SDPD is dangerous because it leads therapist and clients to believe that the problem stems from the woman’s pathological need to be abused and unappreciated – the problem comes from within the woman herself. In the process of writing her book, The Myth of Women’s Masochism (1987), Caplan (1992) heard from hundreds of women who had been in years of traditional therapy and were regularly told by their therapists that they brought on their problems. She offers an example dialogue between a typical client and therapist, “But Fred was wonderful … when we were dating. It wasn’t until our wedding night that he started to beat me,” the therapist too often replies, “So consciously you didn’t choose an abusive man. But your self-defeating motives are unconscious!” (Caplan, 1992, p. 75). Caplan (1992) believes that this “treatment”, (p. 75) is a major cause for depression in women because they’re given the unjustified message that they can’t escape the abuse because their sick unconscious motives will inevitably lead them to another abuser. What could be more depressing than this belief!
Proponents of SDPD’s inclusion in the DSM revision have said themselves that clients with a diagnosis of SDPD have “negative therapeutic responses” (Caplan, 1992, p. 75), that therapy makes them worse. Caplan (1992) compares this to treating a broken leg treated by placing a cast on your arm – your leg gets worse. Not only does the belief in SDPD among therapists not help clients, it actually make them worse. Caplan (1992) wonders why insurance companies don’t resist SDPD because most nice women and virtually all battered women could be diagnosed with SDPD.
Caplan (1992) says SDPD shares an amazing aspect with Premenstrual Syndrome (PMS). Neither have corresponding equivocal diagnosis for men. There’s no DSM category for extreme forms of male socialization, such as, “Macho Personality Disorder” or an equivalent to PMS such as, “Testosterone-Based Aggressive Disorder” (Caplan, 1992, p. 76). Unger and Crawford (1992) suggests that if we twist the SDPD to make it fit males, it would be called, “Delusional Dominating Personality Disorder,” describing the pathological social norm of the “real man” (Unger & Crawford 1992, p.569).
Work Cited
Caplan, Paula J. (1992). Gender Issues in the Diagnosis of Mental Disorder. In Women & Therapy. Vol 12, (4).
First, Michael B., (Ed). (1994). Diagnostic and Statistical Manual of Mental Disorders. (Fourth Edition). Washington, DC: American Psychiatric Association, pp. 629-634.
Skodol, Andrew E., Oldham, John M., Gallaher, Peggy E., & Bezirganian, Sophia. (1994). Validity of Self-Defeating Personality Disorder.

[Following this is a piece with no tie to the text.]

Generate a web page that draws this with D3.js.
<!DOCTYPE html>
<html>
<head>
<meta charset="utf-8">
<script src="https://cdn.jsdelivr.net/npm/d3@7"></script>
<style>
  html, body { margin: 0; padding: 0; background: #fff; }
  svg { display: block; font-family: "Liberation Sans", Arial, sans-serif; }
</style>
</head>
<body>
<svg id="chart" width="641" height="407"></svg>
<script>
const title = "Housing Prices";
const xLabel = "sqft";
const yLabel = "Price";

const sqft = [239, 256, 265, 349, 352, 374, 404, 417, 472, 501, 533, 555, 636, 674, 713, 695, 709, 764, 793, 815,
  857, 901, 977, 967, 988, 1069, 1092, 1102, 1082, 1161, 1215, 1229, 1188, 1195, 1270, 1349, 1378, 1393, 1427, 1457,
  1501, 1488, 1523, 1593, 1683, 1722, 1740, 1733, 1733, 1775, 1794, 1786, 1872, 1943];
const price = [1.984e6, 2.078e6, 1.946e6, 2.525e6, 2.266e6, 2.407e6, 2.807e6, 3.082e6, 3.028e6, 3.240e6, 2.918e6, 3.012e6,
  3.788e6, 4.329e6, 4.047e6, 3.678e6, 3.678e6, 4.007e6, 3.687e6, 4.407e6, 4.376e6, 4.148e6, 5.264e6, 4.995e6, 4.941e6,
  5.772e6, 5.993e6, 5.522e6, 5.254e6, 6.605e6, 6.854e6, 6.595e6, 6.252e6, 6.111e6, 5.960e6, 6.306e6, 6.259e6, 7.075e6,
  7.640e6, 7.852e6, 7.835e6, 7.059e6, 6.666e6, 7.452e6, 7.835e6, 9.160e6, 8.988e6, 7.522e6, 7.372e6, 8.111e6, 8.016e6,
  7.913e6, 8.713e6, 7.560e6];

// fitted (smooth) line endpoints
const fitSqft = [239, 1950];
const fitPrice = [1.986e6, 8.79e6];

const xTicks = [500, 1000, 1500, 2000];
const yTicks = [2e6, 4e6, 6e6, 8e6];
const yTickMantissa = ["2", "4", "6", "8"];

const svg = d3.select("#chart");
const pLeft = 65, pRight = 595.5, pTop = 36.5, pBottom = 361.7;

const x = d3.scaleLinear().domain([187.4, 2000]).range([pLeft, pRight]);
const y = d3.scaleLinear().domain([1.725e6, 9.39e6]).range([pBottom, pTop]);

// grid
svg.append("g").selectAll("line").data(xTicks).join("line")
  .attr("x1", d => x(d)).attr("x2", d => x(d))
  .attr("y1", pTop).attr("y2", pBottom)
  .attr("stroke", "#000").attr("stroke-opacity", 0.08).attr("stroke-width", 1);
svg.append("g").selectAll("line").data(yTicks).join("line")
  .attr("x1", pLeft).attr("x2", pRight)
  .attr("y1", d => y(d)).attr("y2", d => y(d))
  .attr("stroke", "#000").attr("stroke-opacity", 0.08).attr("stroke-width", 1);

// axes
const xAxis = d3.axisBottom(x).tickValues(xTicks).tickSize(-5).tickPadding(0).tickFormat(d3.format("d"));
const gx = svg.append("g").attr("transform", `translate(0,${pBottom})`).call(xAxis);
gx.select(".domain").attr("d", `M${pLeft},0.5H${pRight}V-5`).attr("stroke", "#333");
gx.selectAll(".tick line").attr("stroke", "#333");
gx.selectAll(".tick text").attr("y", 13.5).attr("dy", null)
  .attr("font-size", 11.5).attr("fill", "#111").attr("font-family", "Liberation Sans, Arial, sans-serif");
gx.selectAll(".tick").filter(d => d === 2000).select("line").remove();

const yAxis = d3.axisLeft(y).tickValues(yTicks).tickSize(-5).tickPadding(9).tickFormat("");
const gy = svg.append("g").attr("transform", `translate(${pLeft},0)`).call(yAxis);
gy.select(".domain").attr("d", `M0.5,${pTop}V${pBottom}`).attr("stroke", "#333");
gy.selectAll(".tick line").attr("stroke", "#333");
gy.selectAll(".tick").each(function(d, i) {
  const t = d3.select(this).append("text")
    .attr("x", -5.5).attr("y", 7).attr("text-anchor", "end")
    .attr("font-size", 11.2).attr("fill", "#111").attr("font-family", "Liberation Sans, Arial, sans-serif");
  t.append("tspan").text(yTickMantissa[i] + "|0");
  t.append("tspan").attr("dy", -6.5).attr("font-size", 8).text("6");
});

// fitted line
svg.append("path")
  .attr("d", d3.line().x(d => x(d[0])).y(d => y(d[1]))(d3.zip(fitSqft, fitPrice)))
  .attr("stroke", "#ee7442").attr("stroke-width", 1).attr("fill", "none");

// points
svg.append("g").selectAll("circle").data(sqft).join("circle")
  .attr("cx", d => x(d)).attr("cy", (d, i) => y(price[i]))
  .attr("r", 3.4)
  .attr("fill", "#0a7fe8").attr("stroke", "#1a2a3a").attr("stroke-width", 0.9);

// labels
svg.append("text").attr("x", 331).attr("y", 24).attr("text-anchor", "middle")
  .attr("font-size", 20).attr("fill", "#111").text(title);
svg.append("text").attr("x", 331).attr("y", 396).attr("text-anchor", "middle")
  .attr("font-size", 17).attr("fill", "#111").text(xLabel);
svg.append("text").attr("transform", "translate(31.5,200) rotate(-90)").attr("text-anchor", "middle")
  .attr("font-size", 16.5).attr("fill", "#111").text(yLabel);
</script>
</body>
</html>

In American Journal of Psychiatry, 151: pp. 560-567.
Spitzer, Robert L., Williams, Janet B. W., Kass, Frederic., Davies, Mark. (1989). National Field Trial of the DSM-III-R Criteria for Self-Defeating Personality Disorder. In American Journal of Psychiatry. 146:12, December, pp. 1561-1567.
Unger, Rhoda and Crawford, Mary. (1992). Women and Gender: A Feminist Psychology. New York: McGraw-Hill, Inc.
Williams, Janet B. W., (Ed). (1987). Diagnostic and Statistical Manual of Mental Disorders. (Third Edition-Revised). Washington, DC: American Psychiatric Association, pp. 367-374.